Douglas Laycock, a professor at the University of Texas Law School, argues that the Ten Commandments primarily represent religious symbolism and should not be prominently displayed on government property.
"[It] begins with, 'I am the Lord, thy God', and then says, 'Thou shalt have no other Gods before me, thou shalt not have any graven images.' That does not sound like law," said Professor Laycock. "That sounds like religion. The first half of the [Ten] Commandments really have no secular equivalents. They are purely and entirely about one's duties toward God."
Supporters of publicly displaying the Ten Commandments, including the Bush administration, have a different view. They contend that the Commandments symbolize the Judeo-Christian roots that form the foundation of modern legal principles.
Jay Sekulow, who is with the American Center for Law and Justice, a law firm that frequently represents conservative Christian activists, argues that most Americans have already accepted displays of the Ten Commandments in or near numerous government buildings around the country, including the Supreme Court itself.
"Why is it there? It is because it is a universal symbol of law," he said. "And the Supreme Court has to be careful when it issues its opinions to leave room not only for its own display, but for the tens of thousands of displays in courthouses, county facilities throughout the United States."

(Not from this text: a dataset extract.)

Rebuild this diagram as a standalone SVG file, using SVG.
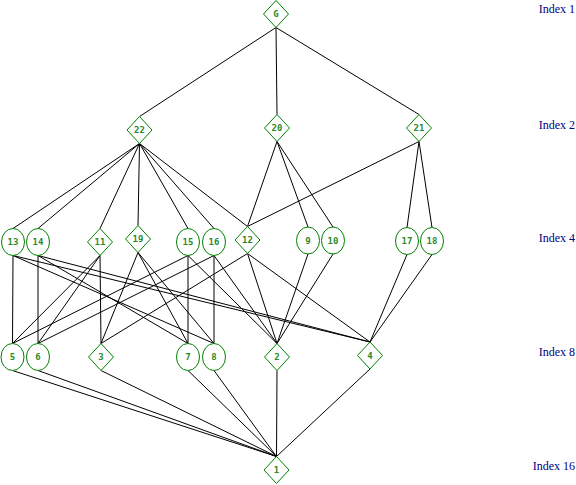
<svg xmlns="http://www.w3.org/2000/svg" width="576" height="485" viewBox="0 0 576 485">
<style>
.n{fill:#fff;stroke:#008000;stroke-width:1}
.t{font-family:"DejaVu Sans Mono",monospace;font-size:9px;font-weight:bold;fill:#2a8a2a;text-anchor:middle}
.e line{stroke:#000;stroke-width:1}
.ix{font-family:"Liberation Serif",serif;font-size:12px;fill:#000080;text-anchor:end}
</style>
<rect width="576" height="485" fill="#fff"/>
<g id="connectors" class="e">
<line x1="276" y1="27.5" x2="139.5" y2="116.5"/>
<line x1="276" y1="27.5" x2="277" y2="114.5"/>
<line x1="276" y1="27.5" x2="419" y2="114.5"/>
<line x1="139.5" y1="143.5" x2="13" y2="228.5"/>
<line x1="139.5" y1="143.5" x2="38" y2="228.5"/>
<line x1="139.5" y1="143.5" x2="100" y2="228.5"/>
<line x1="139.5" y1="143.5" x2="138" y2="225.5"/>
<line x1="139.5" y1="143.5" x2="188" y2="228.5"/>
<line x1="139.5" y1="143.5" x2="214" y2="228.5"/>
<line x1="139.5" y1="143.5" x2="247.5" y2="226.5"/>
<line x1="277" y1="141.5" x2="247.5" y2="226.5"/>
<line x1="277" y1="141.5" x2="308" y2="227"/>
<line x1="277" y1="141.5" x2="333" y2="227"/>
<line x1="419" y1="141.5" x2="247.5" y2="226.5"/>
<line x1="419" y1="141.5" x2="407" y2="227.5"/>
<line x1="419" y1="141.5" x2="432" y2="227.5"/>
<line x1="13" y1="255.5" x2="12.5" y2="343.5"/>
<line x1="13" y1="255.5" x2="214" y2="343.5"/>
<line x1="13" y1="255.5" x2="370" y2="342"/>
<line x1="38" y1="255.5" x2="38" y2="343.5"/>
<line x1="38" y1="255.5" x2="188" y2="343.5"/>
<line x1="38" y1="255.5" x2="370" y2="342"/>
<line x1="100" y1="255.5" x2="101" y2="343.5"/>
<line x1="100" y1="255.5" x2="12.5" y2="343.5"/>
<line x1="100" y1="255.5" x2="38" y2="343.5"/>
<line x1="138" y1="252.5" x2="101" y2="343.5"/>
<line x1="138" y1="252.5" x2="188" y2="343.5"/>
<line x1="138" y1="252.5" x2="214" y2="343.5"/>
<line x1="188" y1="255.5" x2="188" y2="343.5"/>
<line x1="188" y1="255.5" x2="12.5" y2="343.5"/>
<line x1="188" y1="255.5" x2="277" y2="343.5"/>
<line x1="214" y1="255.5" x2="214" y2="343.5"/>
<line x1="214" y1="255.5" x2="38" y2="343.5"/>
<line x1="214" y1="255.5" x2="277" y2="343.5"/>
<line x1="247.5" y1="253.5" x2="277" y2="343.5"/>
<line x1="247.5" y1="253.5" x2="101" y2="343.5"/>
<line x1="247.5" y1="253.5" x2="370" y2="342"/>
<line x1="308" y1="254" x2="277" y2="343.5"/>
<line x1="333" y1="254" x2="277" y2="343.5"/>
<line x1="407" y1="254.5" x2="370" y2="342"/>
<line x1="432" y1="254.5" x2="370" y2="342"/>
<line x1="12.5" y1="370.5" x2="276.5" y2="456.5"/>
<line x1="38" y1="370.5" x2="276.5" y2="456.5"/>
<line x1="101" y1="370.5" x2="276.5" y2="456.5"/>
<line x1="188" y1="370.5" x2="276.5" y2="456.5"/>
<line x1="214" y1="370.5" x2="276.5" y2="456.5"/>
<line x1="277" y1="370.5" x2="276.5" y2="456.5"/>
<line x1="370" y1="369" x2="276.5" y2="456.5"/>
</g>
<g id="node-G"><polygon class="n" points="276,0.5 288.5,14 276,27.5 263.5,14"/><text class="t" x="276" y="17">G</text></g>
<g id="node-22"><polygon class="n" points="139.5,116.5 152,130 139.5,143.5 127,130"/><text class="t" x="139.5" y="133">22</text></g>
<g id="node-20"><polygon class="n" points="277,114.5 289.5,128 277,141.5 264.5,128"/><text class="t" x="277" y="131">20</text></g>
<g id="node-21"><polygon class="n" points="419,114.5 431.5,128 419,141.5 406.5,128"/><text class="t" x="419" y="131">21</text></g>
<g id="node-13"><ellipse class="n" cx="13" cy="242" rx="11.5" ry="13.5"/><text class="t" x="13" y="245">13</text></g>
<g id="node-14"><ellipse class="n" cx="38" cy="242" rx="11.5" ry="13.5"/><text class="t" x="38" y="245">14</text></g>
<g id="node-11"><polygon class="n" points="100,228.5 112.5,242 100,255.5 87.5,242"/><text class="t" x="100" y="245">11</text></g>
<g id="node-19"><polygon class="n" points="138,225.5 150.5,239 138,252.5 125.5,239"/><text class="t" x="138" y="242">19</text></g>
<g id="node-15"><ellipse class="n" cx="188" cy="242" rx="11.5" ry="13.5"/><text class="t" x="188" y="245">15</text></g>
<g id="node-16"><ellipse class="n" cx="214" cy="242" rx="11.5" ry="13.5"/><text class="t" x="214" y="245">16</text></g>
<g id="node-12"><polygon class="n" points="247.5,226.5 260,240 247.5,253.5 235,240"/><text class="t" x="247.5" y="243">12</text></g>
<g id="node-9"><ellipse class="n" cx="308" cy="240.5" rx="11.5" ry="13.5"/><text class="t" x="308" y="243.5">9</text></g>
<g id="node-10"><ellipse class="n" cx="333" cy="240.5" rx="11.5" ry="13.5"/><text class="t" x="333" y="243.5">10</text></g>
<g id="node-17"><ellipse class="n" cx="407" cy="241" rx="11.5" ry="13.5"/><text class="t" x="407" y="244">17</text></g>
<g id="node-18"><ellipse class="n" cx="432" cy="241" rx="11.5" ry="13.5"/><text class="t" x="432" y="244">18</text></g>
<g id="node-5"><ellipse class="n" cx="12.5" cy="357" rx="11.5" ry="13.5"/><text class="t" x="12.5" y="360">5</text></g>
<g id="node-6"><ellipse class="n" cx="38" cy="357" rx="11.5" ry="13.5"/><text class="t" x="38" y="360">6</text></g>
<g id="node-3"><polygon class="n" points="101,343.5 113.5,357 101,370.5 88.5,357"/><text class="t" x="101" y="360">3</text></g>
<g id="node-7"><ellipse class="n" cx="188" cy="357" rx="11.5" ry="13.5"/><text class="t" x="188" y="360">7</text></g>
<g id="node-8"><ellipse class="n" cx="214" cy="357" rx="11.5" ry="13.5"/><text class="t" x="214" y="360">8</text></g>
<g id="node-2"><polygon class="n" points="277,343.5 289.5,357 277,370.5 264.5,357"/><text class="t" x="277" y="360">2</text></g>
<g id="node-4"><polygon class="n" points="370,342 382.5,355.5 370,369 357.5,355.5"/><text class="t" x="370" y="358.5">4</text></g>
<g id="node-1"><polygon class="n" points="276.5,456.5 289,470 276.5,483.5 264,470"/><text class="t" x="276.5" y="473">1</text></g>
<g id="index-labels">
<text class="ix" x="575" y="13">Index 1</text>
<text class="ix" x="575" y="129">Index 2</text>
<text class="ix" x="575" y="242">Index 4</text>
<text class="ix" x="575" y="356">Index 8</text>
<text class="ix" x="575" y="470">Index 16</text>
</g>
</svg>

Supporters also argue that the displays of the Ten Commandments are not intrusive for non-believers since people can simply avert their eyes or walk away.
Legal experts say the key question for the Supreme Court is whether the displays at public buildings constitute government endorsement of religion, which is banned under the constitutional mandate separating church and state.
The court is expected to rule on the issue by the end of June.